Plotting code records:
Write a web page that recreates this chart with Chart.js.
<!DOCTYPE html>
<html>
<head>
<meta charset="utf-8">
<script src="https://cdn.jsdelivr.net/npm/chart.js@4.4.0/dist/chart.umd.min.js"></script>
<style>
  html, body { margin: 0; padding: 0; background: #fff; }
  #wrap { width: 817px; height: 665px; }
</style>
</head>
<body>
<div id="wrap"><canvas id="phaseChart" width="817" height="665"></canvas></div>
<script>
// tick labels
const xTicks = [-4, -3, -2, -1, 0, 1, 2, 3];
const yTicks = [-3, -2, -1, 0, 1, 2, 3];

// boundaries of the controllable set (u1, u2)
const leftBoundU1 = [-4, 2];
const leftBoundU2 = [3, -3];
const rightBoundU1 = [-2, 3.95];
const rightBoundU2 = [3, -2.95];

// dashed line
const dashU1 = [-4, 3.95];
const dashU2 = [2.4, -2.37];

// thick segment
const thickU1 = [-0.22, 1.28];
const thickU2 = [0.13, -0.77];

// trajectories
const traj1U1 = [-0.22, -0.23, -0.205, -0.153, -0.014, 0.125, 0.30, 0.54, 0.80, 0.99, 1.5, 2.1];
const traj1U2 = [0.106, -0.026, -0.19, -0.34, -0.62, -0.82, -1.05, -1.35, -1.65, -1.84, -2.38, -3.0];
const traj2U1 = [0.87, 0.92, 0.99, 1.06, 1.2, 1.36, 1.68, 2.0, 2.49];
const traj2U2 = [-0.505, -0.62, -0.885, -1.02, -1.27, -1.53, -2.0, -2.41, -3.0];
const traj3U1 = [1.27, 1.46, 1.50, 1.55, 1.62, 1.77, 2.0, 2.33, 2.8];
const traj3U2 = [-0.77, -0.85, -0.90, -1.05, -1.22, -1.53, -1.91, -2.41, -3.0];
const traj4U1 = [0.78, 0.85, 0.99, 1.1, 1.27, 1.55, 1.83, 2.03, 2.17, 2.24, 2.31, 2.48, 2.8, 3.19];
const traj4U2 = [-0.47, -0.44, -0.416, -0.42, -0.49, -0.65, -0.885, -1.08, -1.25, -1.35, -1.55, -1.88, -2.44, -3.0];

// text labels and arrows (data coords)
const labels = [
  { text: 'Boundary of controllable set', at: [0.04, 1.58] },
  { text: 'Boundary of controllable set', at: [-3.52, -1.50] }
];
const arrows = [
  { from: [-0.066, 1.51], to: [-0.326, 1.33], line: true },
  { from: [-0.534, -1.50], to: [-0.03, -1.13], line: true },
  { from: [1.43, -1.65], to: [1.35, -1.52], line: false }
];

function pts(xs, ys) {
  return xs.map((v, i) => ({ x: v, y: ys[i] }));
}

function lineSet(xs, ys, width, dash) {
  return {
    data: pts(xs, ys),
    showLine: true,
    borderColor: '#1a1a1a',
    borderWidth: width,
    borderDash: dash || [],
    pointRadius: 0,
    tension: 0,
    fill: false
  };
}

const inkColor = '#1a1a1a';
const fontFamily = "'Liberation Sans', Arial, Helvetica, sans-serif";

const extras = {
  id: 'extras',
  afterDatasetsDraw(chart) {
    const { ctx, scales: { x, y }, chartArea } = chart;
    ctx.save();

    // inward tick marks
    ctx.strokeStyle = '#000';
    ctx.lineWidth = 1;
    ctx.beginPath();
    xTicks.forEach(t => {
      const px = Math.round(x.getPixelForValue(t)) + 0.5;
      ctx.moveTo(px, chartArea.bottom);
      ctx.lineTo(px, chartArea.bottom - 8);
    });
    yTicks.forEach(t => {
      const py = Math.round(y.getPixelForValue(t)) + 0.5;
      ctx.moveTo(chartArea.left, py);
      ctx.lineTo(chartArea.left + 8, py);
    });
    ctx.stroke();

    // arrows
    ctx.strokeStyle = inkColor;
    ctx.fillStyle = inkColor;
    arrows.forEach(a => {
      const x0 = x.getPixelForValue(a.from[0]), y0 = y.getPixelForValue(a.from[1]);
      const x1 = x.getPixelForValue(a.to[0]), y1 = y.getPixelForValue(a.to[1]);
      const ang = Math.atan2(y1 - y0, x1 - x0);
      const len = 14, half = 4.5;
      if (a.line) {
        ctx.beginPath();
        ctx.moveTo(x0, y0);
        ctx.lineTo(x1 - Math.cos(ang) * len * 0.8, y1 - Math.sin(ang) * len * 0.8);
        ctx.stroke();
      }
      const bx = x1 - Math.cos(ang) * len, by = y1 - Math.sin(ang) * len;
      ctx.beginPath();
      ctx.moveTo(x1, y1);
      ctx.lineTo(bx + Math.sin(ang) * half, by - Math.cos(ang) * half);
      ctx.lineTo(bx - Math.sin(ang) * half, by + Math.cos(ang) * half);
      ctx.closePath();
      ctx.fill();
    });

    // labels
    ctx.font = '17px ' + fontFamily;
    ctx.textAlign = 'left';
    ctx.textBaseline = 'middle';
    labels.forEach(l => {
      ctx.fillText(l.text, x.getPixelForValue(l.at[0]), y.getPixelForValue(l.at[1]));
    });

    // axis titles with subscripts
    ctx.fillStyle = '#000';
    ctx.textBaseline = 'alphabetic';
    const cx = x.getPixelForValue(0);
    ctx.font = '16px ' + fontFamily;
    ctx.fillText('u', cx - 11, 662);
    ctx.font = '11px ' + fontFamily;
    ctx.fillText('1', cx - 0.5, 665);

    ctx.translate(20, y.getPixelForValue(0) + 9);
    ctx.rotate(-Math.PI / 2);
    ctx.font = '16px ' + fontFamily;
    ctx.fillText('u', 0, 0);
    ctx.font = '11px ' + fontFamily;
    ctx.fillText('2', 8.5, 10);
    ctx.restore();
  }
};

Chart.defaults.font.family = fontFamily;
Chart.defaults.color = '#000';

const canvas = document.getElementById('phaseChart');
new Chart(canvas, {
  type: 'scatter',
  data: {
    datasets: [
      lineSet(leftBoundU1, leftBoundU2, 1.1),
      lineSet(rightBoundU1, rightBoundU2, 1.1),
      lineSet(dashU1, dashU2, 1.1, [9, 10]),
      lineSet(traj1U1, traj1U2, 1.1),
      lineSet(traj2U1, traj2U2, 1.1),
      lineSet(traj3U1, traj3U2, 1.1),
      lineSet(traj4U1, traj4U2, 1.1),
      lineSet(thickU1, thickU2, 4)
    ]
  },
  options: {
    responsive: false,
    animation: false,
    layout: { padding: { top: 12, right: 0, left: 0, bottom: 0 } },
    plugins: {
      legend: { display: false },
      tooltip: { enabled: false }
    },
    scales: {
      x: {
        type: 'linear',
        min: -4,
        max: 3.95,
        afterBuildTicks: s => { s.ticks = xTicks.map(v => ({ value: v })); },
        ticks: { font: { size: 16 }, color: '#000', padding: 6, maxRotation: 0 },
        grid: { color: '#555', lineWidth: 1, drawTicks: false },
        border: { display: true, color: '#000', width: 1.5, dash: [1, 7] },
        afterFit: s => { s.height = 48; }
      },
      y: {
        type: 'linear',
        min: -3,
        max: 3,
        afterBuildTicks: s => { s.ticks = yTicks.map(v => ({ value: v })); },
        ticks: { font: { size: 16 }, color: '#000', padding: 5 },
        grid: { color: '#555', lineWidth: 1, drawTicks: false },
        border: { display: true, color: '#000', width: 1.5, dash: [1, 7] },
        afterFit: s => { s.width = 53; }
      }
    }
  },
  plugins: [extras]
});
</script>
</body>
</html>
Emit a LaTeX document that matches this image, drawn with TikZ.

Written problem :: Restate all of the entries above precisely.

Output for this exercise ::
Write a web page that recreates this chart with Chart.js.
<!DOCTYPE html>
<html>
<head>
<meta charset="utf-8">
<script src="https://cdn.jsdelivr.net/npm/chart.js@4.4.0/dist/chart.umd.min.js"></script>
<style>
  html, body { margin: 0; padding: 0; background: #fff; }
  #wrap { width: 817px; height: 665px; }
</style>
</head>
<body>
<div id="wrap"><canvas id="phaseChart" width="817" height="665"></canvas></div>
<script>
// tick labels
const xTicks = [-4, -3, -2, -1, 0, 1, 2, 3];
const yTicks = [-3, -2, -1, 0, 1, 2, 3];

// boundaries of the controllable set (u1, u2)
const leftBoundU1 = [-4, 2];
const leftBoundU2 = [3, -3];
const rightBoundU1 = [-2, 3.95];
const rightBoundU2 = [3, -2.95];

// dashed line
const dashU1 = [-4, 3.95];
const dashU2 = [2.4, -2.37];

// thick segment
const thickU1 = [-0.22, 1.28];
const thickU2 = [0.13, -0.77];

// trajectories
const traj1U1 = [-0.22, -0.23, -0.205, -0.153, -0.014, 0.125, 0.30, 0.54, 0.80, 0.99, 1.5, 2.1];
const traj1U2 = [0.106, -0.026, -0.19, -0.34, -0.62, -0.82, -1.05, -1.35, -1.65, -1.84, -2.38, -3.0];
const traj2U1 = [0.87, 0.92, 0.99, 1.06, 1.2, 1.36, 1.68, 2.0, 2.49];
const traj2U2 = [-0.505, -0.62, -0.885, -1.02, -1.27, -1.53, -2.0, -2.41, -3.0];
const traj3U1 = [1.27, 1.46, 1.50, 1.55, 1.62, 1.77, 2.0, 2.33, 2.8];
const traj3U2 = [-0.77, -0.85, -0.90, -1.05, -1.22, -1.53, -1.91, -2.41, -3.0];
const traj4U1 = [0.78, 0.85, 0.99, 1.1, 1.27, 1.55, 1.83, 2.03, 2.17, 2.24, 2.31, 2.48, 2.8, 3.19];
const traj4U2 = [-0.47, -0.44, -0.416, -0.42, -0.49, -0.65, -0.885, -1.08, -1.25, -1.35, -1.55, -1.88, -2.44, -3.0];

// text labels and arrows (data coords)
const labels = [
  { text: 'Boundary of controllable set', at: [0.04, 1.58] },
  { text: 'Boundary of controllable set', at: [-3.52, -1.50] }
];
const arrows = [
  { from: [-0.066, 1.51], to: [-0.326, 1.33], line: true },
  { from: [-0.534, -1.50], to: [-0.03, -1.13], line: true },
  { from: [1.43, -1.65], to: [1.35, -1.52], line: false }
];

function pts(xs, ys) {
  return xs.map((v, i) => ({ x: v, y: ys[i] }));
}

function lineSet(xs, ys, width, dash) {
  return {
    data: pts(xs, ys),
    showLine: true,
    borderColor: '#1a1a1a',
    borderWidth: width,
    borderDash: dash || [],
    pointRadius: 0,
    tension: 0,
    fill: false
  };
}

const inkColor = '#1a1a1a';
const fontFamily = "'Liberation Sans', Arial, Helvetica, sans-serif";

const extras = {
  id: 'extras',
  afterDatasetsDraw(chart) {
    const { ctx, scales: { x, y }, chartArea } = chart;
    ctx.save();

    // inward tick marks
    ctx.strokeStyle = '#000';
    ctx.lineWidth = 1;
    ctx.beginPath();
    xTicks.forEach(t => {
      const px = Math.round(x.getPixelForValue(t)) + 0.5;
      ctx.moveTo(px, chartArea.bottom);
      ctx.lineTo(px, chartArea.bottom - 8);
    });
    yTicks.forEach(t => {
      const py = Math.round(y.getPixelForValue(t)) + 0.5;
      ctx.moveTo(chartArea.left, py);
      ctx.lineTo(chartArea.left + 8, py);
    });
    ctx.stroke();

    // arrows
    ctx.strokeStyle = inkColor;
    ctx.fillStyle = inkColor;
    arrows.forEach(a => {
      const x0 = x.getPixelForValue(a.from[0]), y0 = y.getPixelForValue(a.from[1]);
      const x1 = x.getPixelForValue(a.to[0]), y1 = y.getPixelForValue(a.to[1]);
      const ang = Math.atan2(y1 - y0, x1 - x0);
      const len = 14, half = 4.5;
      if (a.line) {
        ctx.beginPath();
        ctx.moveTo(x0, y0);
        ctx.lineTo(x1 - Math.cos(ang) * len * 0.8, y1 - Math.sin(ang) * len * 0.8);
        ctx.stroke();
      }
      const bx = x1 - Math.cos(ang) * len, by = y1 - Math.sin(ang) * len;
      ctx.beginPath();
      ctx.moveTo(x1, y1);
      ctx.lineTo(bx + Math.sin(ang) * half, by - Math.cos(ang) * half);
      ctx.lineTo(bx - Math.sin(ang) * half, by + Math.cos(ang) * half);
      ctx.closePath();
      ctx.fill();
    });

    // labels
    ctx.font = '17px ' + fontFamily;
    ctx.textAlign = 'left';
    ctx.textBaseline = 'middle';
    labels.forEach(l => {
      ctx.fillText(l.text, x.getPixelForValue(l.at[0]), y.getPixelForValue(l.at[1]));
    });

    // axis titles with subscripts
    ctx.fillStyle = '#000';
    ctx.textBaseline = 'alphabetic';
    const cx = x.getPixelForValue(0);
    ctx.font = '16px ' + fontFamily;
    ctx.fillText('u', cx - 11, 662);
    ctx.font = '11px ' + fontFamily;
    ctx.fillText('1', cx - 0.5, 665);

    ctx.translate(20, y.getPixelForValue(0) + 9);
    ctx.rotate(-Math.PI / 2);
    ctx.font = '16px ' + fontFamily;
    ctx.fillText('u', 0, 0);
    ctx.font = '11px ' + fontFamily;
    ctx.fillText('2', 8.5, 10);
    ctx.restore();
  }
};

Chart.defaults.font.family = fontFamily;
Chart.defaults.color = '#000';

const canvas = document.getElementById('phaseChart');
new Chart(canvas, {
  type: 'scatter',
  data: {
    datasets: [
      lineSet(leftBoundU1, leftBoundU2, 1.1),
      lineSet(rightBoundU1, rightBoundU2, 1.1),
      lineSet(dashU1, dashU2, 1.1, [9, 10]),
      lineSet(traj1U1, traj1U2, 1.1),
      lineSet(traj2U1, traj2U2, 1.1),
      lineSet(traj3U1, traj3U2, 1.1),
      lineSet(traj4U1, traj4U2, 1.1),
      lineSet(thickU1, thickU2, 4)
    ]
  },
  options: {
    responsive: false,
    animation: false,
    layout: { padding: { top: 12, right: 0, left: 0, bottom: 0 } },
    plugins: {
      legend: { display: false },
      tooltip: { enabled: false }
    },
    scales: {
      x: {
        type: 'linear',
        min: -4,
        max: 3.95,
        afterBuildTicks: s => { s.ticks = xTicks.map(v => ({ value: v })); },
        ticks: { font: { size: 16 }, color: '#000', padding: 6, maxRotation: 0 },
        grid: { color: '#555', lineWidth: 1, drawTicks: false },
        border: { display: true, color: '#000', width: 1.5, dash: [1, 7] },
        afterFit: s => { s.height = 48; }
      },
      y: {
        type: 'linear',
        min: -3,
        max: 3,
        afterBuildTicks: s => { s.ticks = yTicks.map(v => ({ value: v })); },
        ticks: { font: { size: 16 }, color: '#000', padding: 5 },
        grid: { color: '#555', lineWidth: 1, drawTicks: false },
        border: { display: true, color: '#000', width: 1.5, dash: [1, 7] },
        afterFit: s => { s.width = 53; }
      }
    }
  },
  plugins: [extras]
});
</script>
</body>
</html>
Emit a LaTeX document that matches this image, drawn with TikZ.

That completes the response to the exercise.